— begin Given data —
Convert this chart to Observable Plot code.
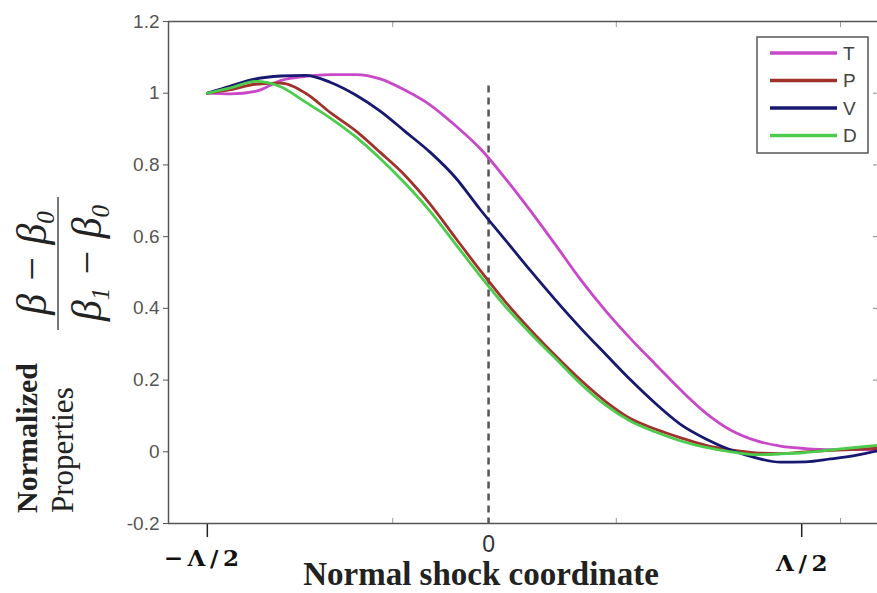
<!DOCTYPE html>
<html><head><meta charset="utf-8">
<script src="https://cdn.jsdelivr.net/npm/d3@7"></script>
<script src="https://cdn.jsdelivr.net/npm/@observablehq/plot@0.6"></script>
<style>html,body{margin:0;padding:0;background:#fff;overflow:hidden}</style>
</head><body><div id="chart"></div>
<script>
// x in units of Λ (shock-normal coordinate), y normalized property
const xDomain = [-0.511, 0.621];
const yDomain = [-0.2, 1.2];
const yTicks = [-0.2, 0, 0.2, 0.4, 0.6, 0.8, 1, 1.2];
const xLabelTicks = [-0.449, 0.5];
const xLabelTexts = ["−\u2009Λ\u2009/\u20092", "Λ\u2009/\u20092"];
const xZero = [0];
const xMinorTicks = [-0.153, 0.204, 0.562];
const dashTop = 1.02;

const xGrid = [-0.449, -0.412, -0.372, -0.332, -0.292, -0.252, -0.212, -0.173, -0.133, -0.093,
  -0.053, -0.013, 0.027, 0.067, 0.107, 0.147, 0.187, 0.227, 0.267, 0.307,
  0.347, 0.387, 0.427, 0.466, 0.506, 0.546, 0.586, 0.621];

const seriesNames = ["T", "P", "V", "D"];
const seriesColors = ["#c848c8", "#a0322b", "#17186f", "#4ccc4c"];

const tValues = [1.0, 0.998, 1.005, 1.035, 1.047, 1.052, 1.052, 1.04, 1.008, 0.967,
  0.91, 0.845, 0.762, 0.672, 0.577, 0.48, 0.393, 0.315, 0.243, 0.172,
  0.108, 0.06, 0.031, 0.016, 0.009, 0.006, 0.006, 0.007];
const pValues = [1.0, 1.01, 1.025, 1.028, 1.0, 0.945, 0.895, 0.835, 0.77, 0.69,
  0.597, 0.505, 0.418, 0.34, 0.268, 0.2, 0.14, 0.092, 0.063, 0.039,
  0.018, 0.005, -0.003, -0.005, 0.0, 0.004, 0.007, 0.01];
const vValues = [1.0, 1.02, 1.04, 1.048, 1.05, 1.03, 0.995, 0.95, 0.893, 0.835,
  0.765, 0.675, 0.59, 0.505, 0.423, 0.345, 0.272, 0.2, 0.134, 0.076,
  0.036, 0.005, -0.017, -0.029, -0.028, -0.02, -0.01, 0.003];
const dValues = [1.0, 1.015, 1.033, 1.018, 0.975, 0.93, 0.878, 0.818, 0.748, 0.67,
  0.58, 0.49, 0.405, 0.33, 0.26, 0.19, 0.13, 0.085, 0.055, 0.03,
  0.012, 0.0, -0.008, -0.006, -0.002, 0.005, 0.012, 0.018];

const seriesValues = [tValues, pValues, vValues, dValues];
const rows = seriesNames.flatMap((name, i) => xGrid.map((x, j) => ({series: name, x, y: seriesValues[i][j]})));

const serifBold = "DejaVu Serif, serif";
const times = "Liberation Serif, Times New Roman, serif";
const sans = "Liberation Sans, Arial, sans-serif";

const plot = Plot.plot({
  width: 877, height: 593,
  marginLeft: 168, marginRight: 0, marginTop: 21, marginBottom: 70,
  x: {domain: xDomain, axis: null},
  y: {domain: yDomain, axis: null},
  color: {domain: seriesNames, range: seriesColors},
  style: {background: "white", overflow: "visible"},
  marks: [
    Plot.axisY(yTicks, {anchor: "left", label: null, tickSize: 5, tickPadding: 4, fontSize: 19, fontFamily: sans, color: "#555", tickFormat: d => String(d)}),
    Plot.axisY(yTicks, {anchor: "right", label: null, tickSize: -5, tickFormat: () => "", color: "#888"}),
    Plot.axisX(xMinorTicks, {anchor: "bottom", label: null, tickSize: -5, tickFormat: () => "", color: "#999"}),
    Plot.axisX(xMinorTicks, {anchor: "top", label: null, tickSize: -5, tickFormat: () => "", color: "#999"}),
    Plot.axisX(xLabelTicks, {anchor: "bottom", label: null, tickSize: 14, tickFormat: () => "", color: "#222", strokeWidth: 1.5}),
    Plot.ruleX(xZero, {y1: dashTop, y2: yDomain[0], stroke: "#555", strokeWidth: 2.5, strokeDasharray: "7,5"}),
    Plot.line(rows, {x: "x", y: "y", stroke: "series", strokeWidth: 2.8, curve: "monotone-x"}),
    Plot.ruleY([yDomain[1]], {stroke: "#555", strokeWidth: 1.5}),
    Plot.ruleY([yDomain[0]], {stroke: "#555", strokeWidth: 1.5}),
    Plot.ruleX([xDomain[0]], {stroke: "#555", strokeWidth: 1.5}),
    Plot.text([xLabelTicks[0]], {x: d => d, text: () => xLabelTexts[0], frameAnchor: "bottom", dx: -6, dy: 42, fontSize: 23, fontWeight: "bold", fontFamily: serifBold, fill: "#111"}),
    Plot.text([xLabelTicks[1]], {x: d => d, text: () => xLabelTexts[1], frameAnchor: "bottom", dy: 47, fontSize: 23, fontWeight: "bold", fontFamily: serifBold, fill: "#111"}),
    Plot.text(xZero, {x: d => d, text: () => "0", frameAnchor: "bottom", dy: 28, fontSize: 23, fontFamily: sans, fill: "#333"}),
    Plot.text(["Normal shock coordinate"], {frameAnchor: "bottom", dx: -42, dy: 61, fontSize: 33, fontWeight: "bold", fontFamily: times, fill: "#222"})
  ]
});

document.getElementById("chart").appendChild(plot);
const svg = d3.select(plot);

// Y-axis title
svg.append("text").attr("transform", "translate(37,513) rotate(-90)").attr("text-anchor", "start")
  .attr("font-family", times).attr("font-weight", "bold").attr("font-size", 30).attr("fill", "#222")
  .text("Normalized");
svg.append("text").attr("transform", "translate(73,513) rotate(-90)").attr("text-anchor", "start")
  .attr("font-family", times).attr("font-size", 31).attr("fill", "#222")
  .text("Properties");

// fraction (β − β0)/(β1 − β0)
const num = svg.append("text").attr("transform", "translate(46,263) rotate(-90)")
  .attr("text-anchor", "middle").attr("font-family", times).attr("font-style", "italic")
  .attr("font-size", 42).attr("fill", "#222");
num.append("tspan").text("β − β");
num.append("tspan").attr("font-size", 25).attr("dy", 8).text("0");

const den = svg.append("text").attr("transform", "translate(101,263) rotate(-90)")
  .attr("text-anchor", "middle").attr("font-family", times).attr("font-style", "italic")
  .attr("font-size", 42).attr("fill", "#222");
den.append("tspan").text("β");
den.append("tspan").attr("font-size", 25).attr("dy", 8).text("1");
den.append("tspan").attr("dy", -8).text(" − β");
den.append("tspan").attr("font-size", 25).attr("dy", 8).text("0");

svg.append("line").attr("x1", 58).attr("x2", 58).attr("y1", 197).attr("y2", 330)
  .attr("stroke", "#777").attr("stroke-width", 2);

// legend
const lg = svg.append("g");
lg.append("rect").attr("x", 757).attr("y", 37).attr("width", 111).attr("height", 116)
  .attr("fill", "white").attr("stroke", "#555").attr("stroke-width", 1.5);
seriesNames.forEach((n, i) => {
  const y = 53 + i * 27.5;
  lg.append("line").attr("x1", 770).attr("x2", 837).attr("y1", y).attr("y2", y)
    .attr("stroke", seriesColors[i]).attr("stroke-width", 3.5);
  lg.append("text").attr("x", 843).attr("y", y).attr("dy", "0.35em").attr("text-anchor", "start")
    .attr("font-family", sans).attr("font-size", 19).attr("fill", "#444").text(n);
});
</script>
</body></html>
— end Given data —
__What is asked__: Repeat the listing above from its first line through the line that contains "const dashTop = 1.02;", both included, and nothing more. Drop the pictures.

__Finished answer__:
Convert this chart to Observable Plot code.
<!DOCTYPE html>
<html><head><meta charset="utf-8">
<script src="https://cdn.jsdelivr.net/npm/d3@7"></script>
<script src="https://cdn.jsdelivr.net/npm/@observablehq/plot@0.6"></script>
<style>html,body{margin:0;padding:0;background:#fff;overflow:hidden}</style>
</head><body><div id="chart"></div>
<script>
// x in units of Λ (shock-normal coordinate), y normalized property
const xDomain = [-0.511, 0.621];
const yDomain = [-0.2, 1.2];
const yTicks = [-0.2, 0, 0.2, 0.4, 0.6, 0.8, 1, 1.2];
const xLabelTicks = [-0.449, 0.5];
const xLabelTexts = ["−\u2009Λ\u2009/\u20092", "Λ\u2009/\u20092"];
const xZero = [0];
const xMinorTicks = [-0.153, 0.204, 0.562];
const dashTop = 1.02;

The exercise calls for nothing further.